We are situated next to the Custard Factory, a once thriving cultural hub, a space we still hope to see flourish as other centres do in big cities such as London, Bristol and Manchester. The Custard Factory regularly played host to weekly events, art markets, vintage sales, record fairs with Mods chilling on a Saturday and the skateboarders thrashing on a half-pipe on a Sunday. If people don’t think gentrification has come to Birmingham yet, they are wrong; it’s encroaching on this once safe space. Sadly a 70ft mural advertising the corporate juggernauts Starbucks now adorns the walls, yet it’s impossible to find a plaque or website link listing the current shops. The latest loss to this area is the Bench504 which seems horribly short-sighted; how can a space that houses a graffiti/street art festival be so against the culture that is ingrained in the area?
They say that most small businesses will fail in their first year of business and that they can forget about profit for a few years if they do make it, so why demonise these businesses further by providing minimal marketing support and hiked rents in favour of corporate giants. Money rules the world for sure but we will sorely miss what has gone. When you think of the amount of businesses that have come and go in the last few years at the Custard Factory, it really is heartbreaking, especially when you can see the potential, but don’t see the support.
Unfortunately, it seems like compassion and empathy for small businesses has been left behind for corporate rent and brands. We have seen this everywhere across the UK, it’s no real surprise, however when it comes knocking on our yard it’s important to fight for the culture that we have. We can’t boycott the place as the few shops that are left still need that thin slice of footfall to pay the bills, and truth be told, we all deep down love the place and what it could be, the potential this sleeping giant has is huge. We need to keep supporting small businesses, attend events, make a noise, keep creating and keep striving because without our identity what do we have?
We asked owners, father and son Bennie and Lucan (who are currently in a legal battle against each other) for comment, but both declined, so we went to some previous tenants to get their views.
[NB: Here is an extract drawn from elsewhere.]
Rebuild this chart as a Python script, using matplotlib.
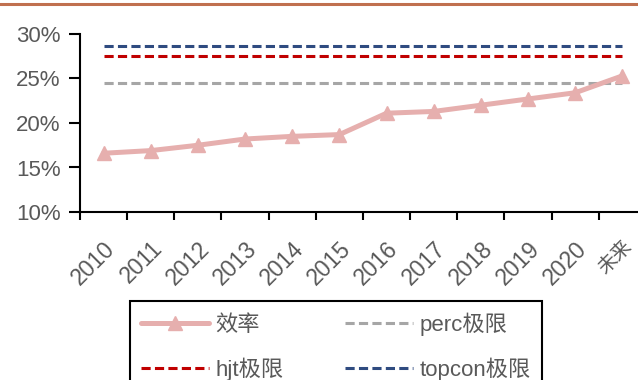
import matplotlib
matplotlib.use("Agg")
import matplotlib.pyplot as plt
from matplotlib.lines import Line2D
from matplotlib.ticker import FixedLocator, PercentFormatter

plt.rcParams['font.family'] = ['Liberation Sans', 'Noto Sans CJK SC']

categories = ['2010', '2011', '2012', '2013', '2014', '2015', '2016',
              '2017', '2018', '2019', '2020', '未来']
efficiency = [16.6, 16.9, 17.5, 18.2, 18.5, 18.7, 21.1, 21.3, 22.0, 22.7, 23.4, 25.3]
perc_limit = 24.5
hjt_limit = 27.5
topcon_limit = 28.7
y_ticks = [10, 15, 20, 25, 30]

text_color = '#595959'
fs = 16

fig = plt.figure(figsize=(6.38, 3.8), dpi=100)
ax = fig.add_axes([80 / 638, 1 - 212 / 380, (646 - 80) / 638, (212 - 34) / 380])

x = list(range(len(categories)))
ax.plot(x, efficiency, color='#E6AFAE', lw=3.6, marker='^', markersize=10,
        solid_capstyle='round', label='效率', zorder=3)
ax.plot(x, [perc_limit] * len(x), color='#A6A6A6', lw=2.2, dashes=(3, 1.4),
        label='perc极限')
ax.plot(x, [hjt_limit] * len(x), color='#C00000', lw=2.2, dashes=(3, 1.4),
        label='hjt极限')
ax.plot(x, [topcon_limit] * len(x), color='#2F4B80', lw=2.2, dashes=(3, 1.4),
        label='topcon极限')

ax.set_xlim(-0.5, len(categories) - 0.5)
ax.set_ylim(10, 30)
ax.set_yticks(y_ticks)
ax.yaxis.set_major_formatter(PercentFormatter(decimals=0))
ax.set_xticks(x)
ax.set_xticklabels(categories, rotation=45, ha='right', va='top',
                   rotation_mode='anchor')
ax.get_xticklabels()[-1].set_fontsize(14)
ax.xaxis.set_minor_locator(FixedLocator([i - 0.5 for i in range(len(categories) + 1)]))
ax.tick_params(axis='x', which='major', length=0, pad=18, labelsize=16.5,
               labelcolor=text_color)
ax.get_xticklabels()[-1].set_fontsize(14)
ax.tick_params(axis='x', which='minor', length=6, width=1.5, color='black')
ax.tick_params(axis='y', length=8, width=1.5, color='black', labelsize=fs,
               labelcolor=text_color, pad=6)

for side in ('top', 'right'):
    ax.spines[side].set_visible(False)
for side in ('left', 'bottom'):
    ax.spines[side].set_linewidth(1.5)
    ax.spines[side].set_color('black')

# top rule
fig.add_artist(Line2D([0, 1], [1 - 3.5 / 380] * 2, transform=fig.transFigure,
                      color='#C0704F', lw=2.2))

handles, labels = ax.get_legend_handles_labels()
order = [0, 2, 1, 3]
leg = fig.legend([handles[i] for i in order], [labels[i] for i in order],
                 loc='upper left', bbox_to_anchor=(130 / 638, 1 - 301 / 380),
                 ncol=2, fontsize=fs, frameon=True, fancybox=False,
                 edgecolor='black', framealpha=1, handlelength=3.05,
                 handletextpad=0.3, columnspacing=2.75, labelspacing=1.0,
                 borderpad=0.5, borderaxespad=0)
leg.get_frame().set_linewidth(1.5)
for t in leg.get_texts():
    t.set_color(text_color)

fig.savefig('out.png', dpi=100)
Andrew Purvis – Alfie Birds
‘For the tenants or future tenants, it’s the constant lies as to the investment that is going to be taking place within the Custard Factory. When we were in talks before opening up Alfie Bird’s we were won over by the future plans which were to include weekly large scale events in the main warehouse next door to where Alfie’s was situated, these events were going to include art and car auctions, exhibitions and art installations on a regular basis. None of these events ever materialised, on occasion, we got a “vintage clothes” sale and that’s about it. When you build a business model around what you are told is going to be a high footfall area only to find out once it’s too late that this will not be the case it hits your business hard.
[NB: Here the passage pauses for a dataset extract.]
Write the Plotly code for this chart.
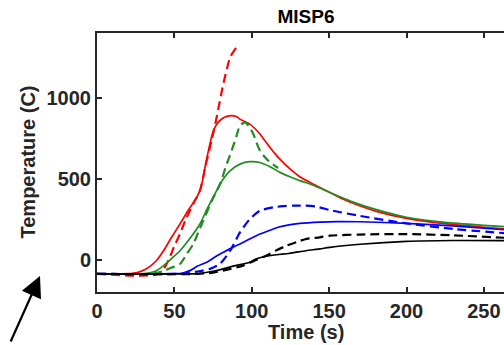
import plotly.graph_objects as go

# ---- data ----
red_solid_x = [0, 20, 26, 32, 38, 43, 48, 53.6, 59, 64.4, 66.5, 68.5, 70, 72, 75, 78, 81, 84, 87, 90, 92.4, 95, 98.8, 102, 105.3, 108.5, 111.8, 115, 118.2, 124.7, 131, 137.6, 144, 150.5, 157, 165, 180, 200, 225, 250, 265]
red_solid_y = [-88, -87, -80, -57, -10, 55, 135, 220, 305, 385, 426, 500, 580, 673, 790, 845, 872, 885, 889, 884, 868, 855, 837, 810, 776, 735, 693, 655, 621, 560, 512, 477, 446, 415, 383, 350, 300, 255, 222, 200, 188]

red_dash_x = [0, 40, 45, 47, 50, 53.6, 57, 60, 63, 66.5, 70, 74, 77.3, 81.6, 86, 88.5, 90.2, 91.5, 92.3]
red_dash_y = [-88, -88, -27, 14, 85, 159, 240, 302, 360, 426, 575, 735, 878, 1084, 1249, 1290, 1307, 1305, 1295]

green_solid_x = [0, 28, 32, 38, 43, 48, 53.6, 60, 66.5, 71, 77.3, 81, 86, 92.4, 98.8, 105.3, 111.8, 118.2, 124.7, 131, 137.6, 144, 150.5, 157, 165, 180, 200, 225, 250, 265]
green_solid_y = [-88, -88, -85, -70, -37, 5, 55, 130, 220, 310, 426, 490, 549, 590, 605, 600, 574, 539, 512, 488, 467, 442, 415, 388, 357, 310, 262, 230, 212, 203]

green_dash_x = [0, 36, 43, 48, 53.6, 58, 62.2, 65.5, 68.7, 74, 79.5, 83.8, 87, 90, 92.4, 95.6, 98.5, 101, 105.3, 110.7, 117]
green_dash_y = [-88, -86, -70, -50, -27, 35, 97, 170, 241, 360, 467, 590, 673, 760, 827, 848, 820, 776, 673, 611, 566]

blue_solid_x = [0, 50, 55, 60, 65, 70.9, 76, 81.6, 86, 92.4, 97, 103, 110, 117, 124, 131, 144, 155, 170, 200, 230, 265]
blue_solid_y = [-88, -87, -84, -68, -40, -16, 15, 45, 68, 97, 120, 148, 175, 200, 215, 224, 232, 235, 234, 224, 208, 183]

blue_dash_x = [0, 55, 60, 66, 73, 79.5, 86, 92.4, 98.8, 105.3, 114, 120, 126.8, 135, 142, 150.5, 170, 200, 230, 265]
blue_dash_y = [-88, -87, -80, -72, -57, -25, 55, 168, 251, 302, 323, 330, 333, 333, 327, 306, 270, 224, 190, 162]

black_solid_x = [0, 60, 66.5, 75, 81.6, 88, 98.8, 103, 108, 116, 124, 135, 144, 150.5, 170, 200, 230, 265]
black_solid_y = [-88, -88, -85, -72, -57, -40, -16, 5, 18, 30, 38, 55, 66, 76, 95, 113, 118, 117]

black_dash_x = [0, 65, 75, 85, 94.5, 102, 109.6, 116, 122.5, 130, 135.5, 144, 150.5, 170, 200, 230, 265]
black_dash_y = [-88, -88, -80, -60, -37, -5, 25, 58, 86, 112, 128, 138, 148, 155, 158, 150, 134]

x_ticks = [0, 50, 100, 150, 200, 250]
y_ticks = [0, 500, 1000]
title_text = "MISP6"
x_title = "Time (s)"
y_title = "Temperature (C)"

RED = "#ff0000"
GREEN = "#228b22"
BLUE = "#0000ff"
BLACK = "#000000"
AXC = "#262626"
FONT = "Liberation Sans"

series = [
    (red_dash_x, red_dash_y, RED, True),
    (red_solid_x, red_solid_y, RED, False),
    (green_dash_x, green_dash_y, GREEN, True),
    (green_solid_x, green_solid_y, GREEN, False),
    (blue_dash_x, blue_dash_y, BLUE, True),
    (blue_solid_x, blue_solid_y, BLUE, False),
    (black_dash_x, black_dash_y, BLACK, True),
    (black_solid_x, black_solid_y, BLACK, False),
]

fig = go.Figure()
for xs, ys, col, dashed in series:
    fig.add_trace(go.Scatter(
        x=xs, y=ys, mode="lines",
        line=dict(color=col, width=2.2 if dashed else 1.7,
                  dash="9px,5px" if dashed else "solid",
                  shape="spline", smoothing=0.7),
        showlegend=False, hoverinfo="skip"))

L, T, B = 97, 33, 53
W, H = 504, 345
pw = W - L
ph = H - T - B
cx = (306 - L) / pw

fig.update_layout(
    width=W, height=H,
    margin=dict(l=L, r=0, t=T, b=B, pad=0),
    paper_bgcolor="white", plot_bgcolor="white",
    font=dict(family=FONT, size=20, color=AXC, weight="bold"),
    title=dict(text=title_text, x=306 / W, xref="container", xanchor="center",
               y=1 - 16 / H, yref="container", yanchor="middle",
               font=dict(family=FONT, size=19, color="#000000", weight="bold")),
)
fig.update_xaxes(
    range=[0, 263], tickvals=x_ticks, ticktext=[str(v) for v in x_ticks],
    showgrid=False, zeroline=False,
    showline=True, linecolor=AXC, linewidth=2, mirror="ticks",
    ticks="inside", ticklen=5, tickwidth=1.5, tickcolor=AXC,
    tickfont=dict(family=FONT, size=20, color=AXC, weight="bold"),
)
fig.update_yaxes(
    range=[-200, 1400], tickvals=y_ticks, ticktext=[str(v) for v in y_ticks],
    showgrid=False, zeroline=False,
    showline=True, linecolor=AXC, linewidth=2, mirror=False,
    ticks="inside", ticklen=5, tickwidth=1.5, tickcolor=AXC,
    tickfont=dict(family=FONT, size=20, color=AXC, weight="bold"),
)

fig.add_annotation(text=x_title, xref="paper", yref="paper", x=cx,
                   y=-(332 - (T + ph)) / ph,
                   xanchor="center", yanchor="middle", showarrow=False,
                   font=dict(family=FONT, size=20, color=AXC, weight="bold"))
fig.add_annotation(text=y_title, xref="paper", yref="paper", x=(27 - L) / pw, y=0.5,
                   xanchor="center", yanchor="middle", textangle=-90, showarrow=False,
                   font=dict(family=FONT, size=20, color=AXC, weight="bold"))
# arrow in lower-left
fig.add_annotation(text="", xref="paper", yref="paper",
                   x=(40 - L) / pw, y=(T + ph - 276) / ph,
                   ax=-30, ay=67, axref="pixel", ayref="pixel",
                   showarrow=True, arrowhead=2, arrowsize=1.9, arrowwidth=2.2,
                   arrowcolor="#000000", standoff=0)

fig.write_html("out.html")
There is a culture of telling prospective tenants whatever they want to hear in order to get them to sign on the dotted line. For example, we were told on numerous occasions that we would be allowed to drain the pool to put on live music gigs, another focal point of our business plan. The second we signed our lease it was then made very clear to us that this would not be allowed under any circumstances.
The Custard Factory willingly sign tenants up to leases knowing full well that they have no intention of ever keeping up their side of the bargain, for them it’s all about the revenues to be gained from rent, fuck the little guys who have everything to lose from the deal.’
Rob – The Bench504
‘Over almost 10 years at the Custard Factory I’ve seen a mass amount of businesses come and go, some literally closed weeks after opening. The Custard Factory always promised weekly events too to get the area up to scratch, if an event materialised once a year, we were lucky.
The events that were put on were organised by the tenants themselves, for me, one of the main causes was the constant turnaround of management. Every time you felt like they were going somewhere they would be replaced by someone with a whole bunch of new ideas with none of them ever being more than another empty promise.
Zellig was an absolute waste of money that doubled the size of the Custard Factory but they put no effort into advertising the available spaces so they also remained empty for months at a time.
The pool more often than not looked like a swamp.
The best things that happened to the place while I was there was Alfie Birds but it received no help from the Custard Factory and now lies empty.
It’s such a shame – it’s the only place in the city with that vibe and it’s so desolate even on a weekend, the area is compared to Shoreditch in London and the Northern Quarter in Manchester yet the footfall is terrible.’
RIP Mr Birds, RIP Urban Village, RIP Alfie Birds, RIP UTOPIA store, RIP The Bench504 RIP Milque and Muhle, RIP The Green House, RIP Retro World, RIP all the other shops that have closed its doors for good or been forced to relocate. To the shops that remain, we salute you.